The suspension that underpins the Sequoia TRD Pro is noteworthy, too. The multi-link rear coil spring setup is complimented by Fox internal bypass shocks, ones that aren't available on the global-market Land Cruiser. That's not to say the 300 Series is a slouch on tricky trails—we all know that isn't the case—though this new Sequoia is really making a case for itself as a solid truck for enthusiasts.

The Sequoia also receives the same updated versions of Crawl Control and Downhill Assist Control that we've already tested in the Tundra TRD Pro, which are leaps and bounds ahead of the systems they replace.
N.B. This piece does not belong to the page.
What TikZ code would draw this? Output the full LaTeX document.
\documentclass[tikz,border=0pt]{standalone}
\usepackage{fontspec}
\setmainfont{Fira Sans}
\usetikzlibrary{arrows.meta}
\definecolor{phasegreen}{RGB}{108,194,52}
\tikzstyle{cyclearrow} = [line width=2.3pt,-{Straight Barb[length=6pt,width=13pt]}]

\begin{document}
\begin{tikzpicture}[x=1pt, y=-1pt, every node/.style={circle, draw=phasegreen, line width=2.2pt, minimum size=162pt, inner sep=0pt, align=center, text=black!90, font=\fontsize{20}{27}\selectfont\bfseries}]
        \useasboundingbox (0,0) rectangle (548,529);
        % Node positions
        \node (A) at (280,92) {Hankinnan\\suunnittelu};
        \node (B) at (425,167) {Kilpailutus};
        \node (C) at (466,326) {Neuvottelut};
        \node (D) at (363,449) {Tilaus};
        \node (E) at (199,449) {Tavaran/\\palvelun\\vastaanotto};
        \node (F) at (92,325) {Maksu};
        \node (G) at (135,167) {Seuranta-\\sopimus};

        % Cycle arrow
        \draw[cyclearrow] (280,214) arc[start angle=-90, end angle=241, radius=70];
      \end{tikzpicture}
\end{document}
Inputs from the truck are smooth and they do their job more effectively, helping the driver to focus on choosing their line rather than managing throttle and braking input. Multi-Terrain Select also helps the Sequoia TRD Pro maintain traction and limit wheel spin, though it'd be great to see a feature like the Land Cruiser's Electronic Kinetic Dynamic Suspension System. That's essentially a network of hydraulics that can disable the anti-roll bars when needed for maximum suspension articulation. That thick red stabilizer bar has to be manually removed from the Sequoia TRD Pro.

Now, Toyota hasn't released towing figures for the TRD Pro yet, though we know at least one version of the 2023 Sequoia can manage 9,000 pounds. Don't expect the off-road model's listed max to be quite that high since off-road suspensions with more travel rarely lend themselves to huge towing numbers. Even still, it's likely to come in at a respectable figure. The high-performance four-wheeling Tundra, for reference, is less than 1,000 pounds short of the most capable spec when it comes to towing. The Tow Tech Package is also standard on Sequoia TRD Pro, which means everyone will have Trailer Backup Guide and Straight Path Assist, so that's reassuring.
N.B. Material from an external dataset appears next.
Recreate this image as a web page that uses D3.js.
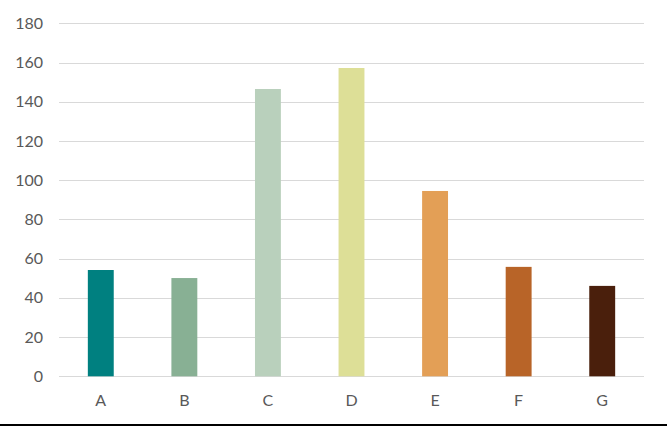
<!DOCTYPE html>
<html>
<head>
<meta charset="utf-8">
<script src="https://cdn.jsdelivr.net/npm/d3@7"></script>
<style>
  body { margin: 0; background: #fff; }
  svg { display: block; font-family: Lato, "Open Sans", sans-serif; }
</style>
</head>
<body>
<div id="chart"></div>
<script>
// chart data
const categories = ['A', 'B', 'C', 'D', 'E', 'F', 'G'];
const values = [54.2, 50.1, 146.5, 157.2, 94.5, 55.8, 46.1];
const barColors = ['#008080', '#88B094', '#B9D0BC', '#DDDF97', '#E39F56', '#B86428', '#4A1F0C'];
const yTicks = [0, 20, 40, 60, 80, 100, 120, 140, 160, 180];

const width = 667, height = 426;
const margin = { top: 23.3, right: 23, bottom: 49.7, left: 59 };

const svg = d3.select('#chart').append('svg')
    .attr('width', width)
    .attr('height', height);

const x = d3.scaleBand()
    .domain(categories)
    .range([margin.left, width - margin.right])
    .paddingInner(0.69)
    .paddingOuter(0.345);

const y = d3.scaleLinear()
    .domain([0, 180])
    .range([height - margin.bottom, margin.top]);

// gridlines
svg.append('g')
    .selectAll('line')
    .data(yTicks)
    .enter()
    .append('line')
    .attr('x1', margin.left)
    .attr('x2', width - margin.right)
    .attr('y1', d => Math.round(y(d)) + 0.5)
    .attr('y2', d => Math.round(y(d)) + 0.5)
    .attr('stroke', '#D9D9D9')
    .attr('stroke-width', 1);

// y axis labels
const yAxis = svg.append('g')
    .attr('transform', `translate(${margin.left - 16},0)`)
    .call(d3.axisLeft(y).tickValues(yTicks).tickSize(0).tickPadding(0));
yAxis.select('.domain').remove();
yAxis.selectAll('text')
    .attr('fill', '#595959')
    .attr('font-size', '16px')
    .attr('font-family', 'Lato, "Open Sans", sans-serif');

// bars
svg.append('g')
    .selectAll('rect')
    .data(categories)
    .enter()
    .append('rect')
    .attr('x', d => x(d))
    .attr('width', x.bandwidth())
    .attr('y', (d, i) => y(values[i]))
    .attr('height', (d, i) => y(0) - y(values[i]))
    .attr('fill', (d, i) => barColors[i]);

// x axis labels
const xAxis = svg.append('g')
    .attr('transform', `translate(0,${height - margin.bottom})`)
    .call(d3.axisBottom(x).tickSize(0).tickPadding(18));
xAxis.select('.domain').remove();
xAxis.selectAll('text')
    .attr('fill', '#595959')
    .attr('font-size', '16px')
    .attr('font-family', 'Lato, "Open Sans", sans-serif');

// bottom border
svg.append('rect')
    .attr('x', 0)
    .attr('y', 424)
    .attr('width', width)
    .attr('height', 2)
    .attr('fill', '#000');
</script>
</body>
</html>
Let's not forget the massive waiting list for a Land Cruiser, either. Recent reports claim some deliveries are four years out, and the Sequoia should be available this summer.

Toyota

Mike Sweers is the Sequoia's executive chief engineer, and during the model's launch on Tuesday night he referred to it as the "second brother" of Toyota's TNGA-F platform. It slots between the Tundra, which is meant more for work, and the Land Cruiser, which is mainly dedicated to off-road performance.

The Sequoia seems to fit nicely in the middle with its emphasis on family-hauling as well as trail driving, particularly in TRD Pro trim. And knowing how seriously Sweers and his team take trucks, it's bound to be a great performer in the real world as well.